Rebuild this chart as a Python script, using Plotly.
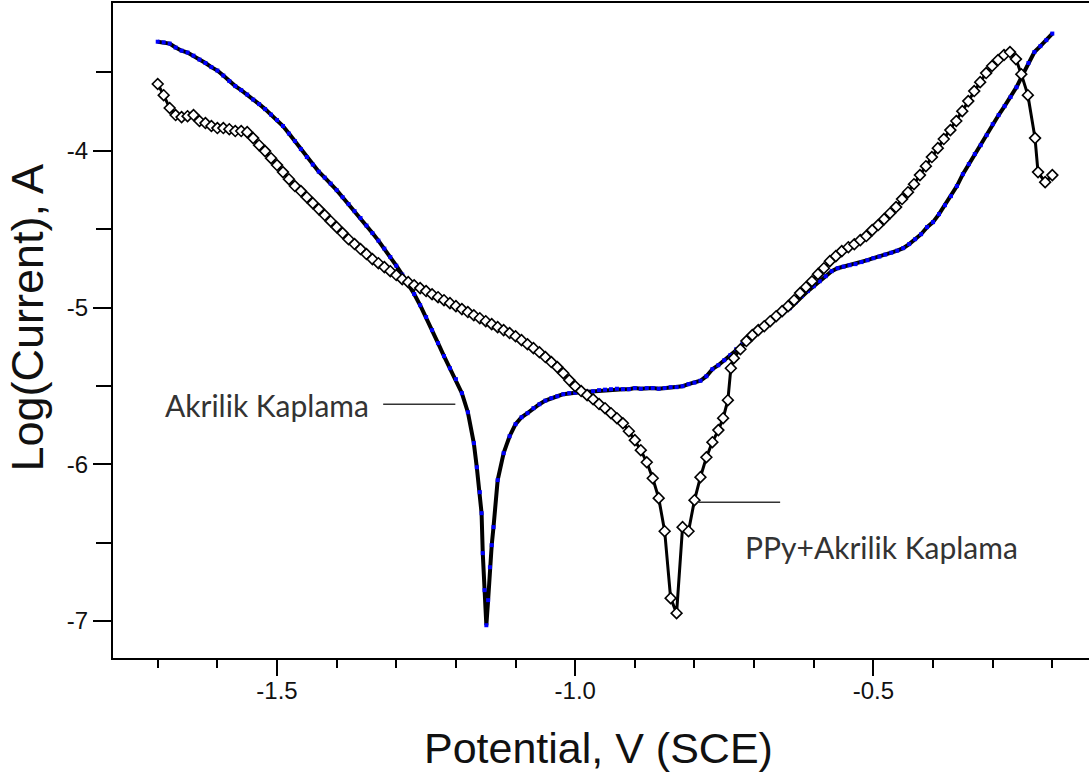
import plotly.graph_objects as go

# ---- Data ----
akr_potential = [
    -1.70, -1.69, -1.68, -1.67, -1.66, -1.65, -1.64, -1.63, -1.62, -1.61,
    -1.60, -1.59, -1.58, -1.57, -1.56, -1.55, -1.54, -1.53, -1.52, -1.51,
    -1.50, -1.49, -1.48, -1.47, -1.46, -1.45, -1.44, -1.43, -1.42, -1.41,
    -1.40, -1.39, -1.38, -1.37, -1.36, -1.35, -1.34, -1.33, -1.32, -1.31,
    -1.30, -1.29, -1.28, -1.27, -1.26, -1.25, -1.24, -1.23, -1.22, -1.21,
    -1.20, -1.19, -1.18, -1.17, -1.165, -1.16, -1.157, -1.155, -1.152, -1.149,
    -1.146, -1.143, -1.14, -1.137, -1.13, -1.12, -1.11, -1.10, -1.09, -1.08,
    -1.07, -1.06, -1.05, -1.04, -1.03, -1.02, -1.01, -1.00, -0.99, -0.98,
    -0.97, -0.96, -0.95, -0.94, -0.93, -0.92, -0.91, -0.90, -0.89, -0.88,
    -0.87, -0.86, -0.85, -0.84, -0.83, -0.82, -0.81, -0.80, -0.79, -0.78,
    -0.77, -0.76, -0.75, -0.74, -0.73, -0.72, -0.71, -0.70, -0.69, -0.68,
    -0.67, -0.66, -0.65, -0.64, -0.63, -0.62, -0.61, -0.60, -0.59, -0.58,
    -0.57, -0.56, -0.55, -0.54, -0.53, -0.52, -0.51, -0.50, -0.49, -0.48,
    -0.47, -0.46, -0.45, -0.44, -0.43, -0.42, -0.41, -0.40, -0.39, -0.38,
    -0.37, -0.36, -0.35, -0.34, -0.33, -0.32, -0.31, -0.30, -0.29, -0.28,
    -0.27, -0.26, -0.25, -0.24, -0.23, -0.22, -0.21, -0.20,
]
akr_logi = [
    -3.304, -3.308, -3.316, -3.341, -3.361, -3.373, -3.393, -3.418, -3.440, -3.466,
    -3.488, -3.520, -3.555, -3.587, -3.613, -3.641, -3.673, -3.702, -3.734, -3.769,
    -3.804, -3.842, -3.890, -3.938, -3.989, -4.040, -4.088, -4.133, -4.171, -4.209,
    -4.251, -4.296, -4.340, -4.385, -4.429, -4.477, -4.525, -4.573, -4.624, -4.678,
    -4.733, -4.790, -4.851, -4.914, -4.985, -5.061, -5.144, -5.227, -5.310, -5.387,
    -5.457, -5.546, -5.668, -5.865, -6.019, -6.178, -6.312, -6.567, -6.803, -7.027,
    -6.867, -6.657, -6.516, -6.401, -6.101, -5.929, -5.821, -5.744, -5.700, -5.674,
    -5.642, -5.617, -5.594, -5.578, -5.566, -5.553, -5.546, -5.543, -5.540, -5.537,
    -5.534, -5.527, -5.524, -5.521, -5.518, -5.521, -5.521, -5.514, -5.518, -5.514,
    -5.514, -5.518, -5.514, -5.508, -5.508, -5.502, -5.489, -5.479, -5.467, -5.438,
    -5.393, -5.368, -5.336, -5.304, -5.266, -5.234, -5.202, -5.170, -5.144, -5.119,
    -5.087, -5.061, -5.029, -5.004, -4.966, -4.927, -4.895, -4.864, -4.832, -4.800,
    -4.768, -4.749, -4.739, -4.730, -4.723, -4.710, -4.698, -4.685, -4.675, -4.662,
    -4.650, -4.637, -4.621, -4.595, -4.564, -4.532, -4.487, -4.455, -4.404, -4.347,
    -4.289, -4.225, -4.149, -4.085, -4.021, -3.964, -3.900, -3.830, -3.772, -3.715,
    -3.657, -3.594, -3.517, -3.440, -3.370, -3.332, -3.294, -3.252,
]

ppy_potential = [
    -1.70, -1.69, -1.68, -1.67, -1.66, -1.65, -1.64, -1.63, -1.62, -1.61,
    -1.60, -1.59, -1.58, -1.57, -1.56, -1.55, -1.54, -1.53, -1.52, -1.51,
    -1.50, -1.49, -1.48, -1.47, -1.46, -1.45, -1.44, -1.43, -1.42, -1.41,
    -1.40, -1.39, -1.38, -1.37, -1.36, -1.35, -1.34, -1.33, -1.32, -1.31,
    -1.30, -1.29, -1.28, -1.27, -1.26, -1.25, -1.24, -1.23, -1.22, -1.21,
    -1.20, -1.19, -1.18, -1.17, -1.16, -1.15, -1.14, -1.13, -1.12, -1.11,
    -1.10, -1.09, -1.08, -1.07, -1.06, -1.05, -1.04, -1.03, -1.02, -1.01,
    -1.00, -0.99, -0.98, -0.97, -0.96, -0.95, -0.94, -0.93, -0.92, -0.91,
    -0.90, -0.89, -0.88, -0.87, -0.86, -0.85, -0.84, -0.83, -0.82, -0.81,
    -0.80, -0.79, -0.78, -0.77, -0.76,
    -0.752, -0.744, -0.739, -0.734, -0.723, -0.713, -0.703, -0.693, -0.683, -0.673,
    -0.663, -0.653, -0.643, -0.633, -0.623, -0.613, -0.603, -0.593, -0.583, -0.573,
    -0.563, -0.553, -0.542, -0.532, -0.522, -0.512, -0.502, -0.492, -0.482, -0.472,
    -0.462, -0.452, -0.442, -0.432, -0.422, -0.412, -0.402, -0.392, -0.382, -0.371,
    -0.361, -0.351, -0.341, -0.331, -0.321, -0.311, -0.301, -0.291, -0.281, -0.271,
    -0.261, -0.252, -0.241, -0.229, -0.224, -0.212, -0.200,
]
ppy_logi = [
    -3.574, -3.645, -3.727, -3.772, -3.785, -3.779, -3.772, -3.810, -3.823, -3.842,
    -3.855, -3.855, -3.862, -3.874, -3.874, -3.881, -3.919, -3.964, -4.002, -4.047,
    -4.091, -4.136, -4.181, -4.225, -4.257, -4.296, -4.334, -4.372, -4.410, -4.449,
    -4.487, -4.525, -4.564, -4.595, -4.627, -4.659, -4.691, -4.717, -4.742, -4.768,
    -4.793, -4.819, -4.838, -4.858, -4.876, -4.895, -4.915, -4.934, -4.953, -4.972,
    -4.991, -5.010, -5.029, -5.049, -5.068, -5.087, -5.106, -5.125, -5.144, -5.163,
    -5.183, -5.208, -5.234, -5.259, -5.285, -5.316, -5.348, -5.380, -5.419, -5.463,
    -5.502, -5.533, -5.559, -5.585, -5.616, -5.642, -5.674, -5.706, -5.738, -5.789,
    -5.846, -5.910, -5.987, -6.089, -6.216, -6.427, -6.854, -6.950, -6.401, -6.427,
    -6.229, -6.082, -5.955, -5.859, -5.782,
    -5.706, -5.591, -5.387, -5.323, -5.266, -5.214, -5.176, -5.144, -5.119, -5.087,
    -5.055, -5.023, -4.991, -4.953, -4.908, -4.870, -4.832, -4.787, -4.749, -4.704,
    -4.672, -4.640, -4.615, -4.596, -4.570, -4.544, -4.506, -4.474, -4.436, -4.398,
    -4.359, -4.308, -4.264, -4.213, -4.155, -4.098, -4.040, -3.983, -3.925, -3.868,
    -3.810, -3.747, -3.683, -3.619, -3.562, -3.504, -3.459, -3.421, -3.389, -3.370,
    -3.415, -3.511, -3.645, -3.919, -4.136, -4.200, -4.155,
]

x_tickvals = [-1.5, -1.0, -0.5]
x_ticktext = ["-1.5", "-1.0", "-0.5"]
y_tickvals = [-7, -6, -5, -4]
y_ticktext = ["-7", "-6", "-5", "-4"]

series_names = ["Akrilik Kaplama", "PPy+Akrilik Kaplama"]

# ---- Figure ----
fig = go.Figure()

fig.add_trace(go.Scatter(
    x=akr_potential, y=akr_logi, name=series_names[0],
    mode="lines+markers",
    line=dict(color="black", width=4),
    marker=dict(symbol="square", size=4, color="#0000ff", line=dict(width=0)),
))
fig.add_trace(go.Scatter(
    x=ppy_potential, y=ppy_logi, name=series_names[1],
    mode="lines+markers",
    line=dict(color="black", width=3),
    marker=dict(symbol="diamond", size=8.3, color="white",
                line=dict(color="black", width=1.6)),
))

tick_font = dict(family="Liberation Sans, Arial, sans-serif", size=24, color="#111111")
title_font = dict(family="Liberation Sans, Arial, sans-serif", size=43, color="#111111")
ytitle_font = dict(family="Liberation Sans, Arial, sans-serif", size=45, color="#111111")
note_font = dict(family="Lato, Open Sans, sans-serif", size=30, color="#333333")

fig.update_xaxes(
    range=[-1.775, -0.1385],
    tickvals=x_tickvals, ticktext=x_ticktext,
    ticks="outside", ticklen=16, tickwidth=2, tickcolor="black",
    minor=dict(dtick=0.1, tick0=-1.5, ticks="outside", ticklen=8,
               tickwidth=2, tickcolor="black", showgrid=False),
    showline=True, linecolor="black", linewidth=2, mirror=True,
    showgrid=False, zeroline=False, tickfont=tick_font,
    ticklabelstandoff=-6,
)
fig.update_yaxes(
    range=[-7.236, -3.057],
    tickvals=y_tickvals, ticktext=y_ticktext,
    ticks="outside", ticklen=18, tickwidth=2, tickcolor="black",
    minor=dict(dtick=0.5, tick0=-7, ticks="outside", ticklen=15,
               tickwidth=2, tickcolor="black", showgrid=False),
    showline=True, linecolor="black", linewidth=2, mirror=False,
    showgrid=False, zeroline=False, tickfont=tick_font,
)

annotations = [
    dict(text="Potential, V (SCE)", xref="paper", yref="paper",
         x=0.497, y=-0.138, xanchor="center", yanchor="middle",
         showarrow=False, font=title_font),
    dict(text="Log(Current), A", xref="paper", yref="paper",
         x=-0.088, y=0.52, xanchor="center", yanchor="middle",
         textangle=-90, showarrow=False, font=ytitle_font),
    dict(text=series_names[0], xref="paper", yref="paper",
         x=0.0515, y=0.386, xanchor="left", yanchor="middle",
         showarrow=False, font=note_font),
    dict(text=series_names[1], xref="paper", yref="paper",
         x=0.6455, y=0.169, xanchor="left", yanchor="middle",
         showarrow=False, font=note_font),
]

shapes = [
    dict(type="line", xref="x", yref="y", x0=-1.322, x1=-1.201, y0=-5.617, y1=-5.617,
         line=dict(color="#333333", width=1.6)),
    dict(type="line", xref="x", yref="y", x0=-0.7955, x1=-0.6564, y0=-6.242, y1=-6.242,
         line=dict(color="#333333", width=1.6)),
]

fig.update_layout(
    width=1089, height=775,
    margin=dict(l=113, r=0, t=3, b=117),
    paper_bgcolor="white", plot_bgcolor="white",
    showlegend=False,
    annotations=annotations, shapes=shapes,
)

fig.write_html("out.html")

----------

**Exercise:** Give again, word for word, every line from the top of the data above to the line holding "import plotly.graph_objects as go", inclusive, with the pictures left out.

**Result for this task:**
Rebuild this chart as a Python script, using Plotly.
import plotly.graph_objects as go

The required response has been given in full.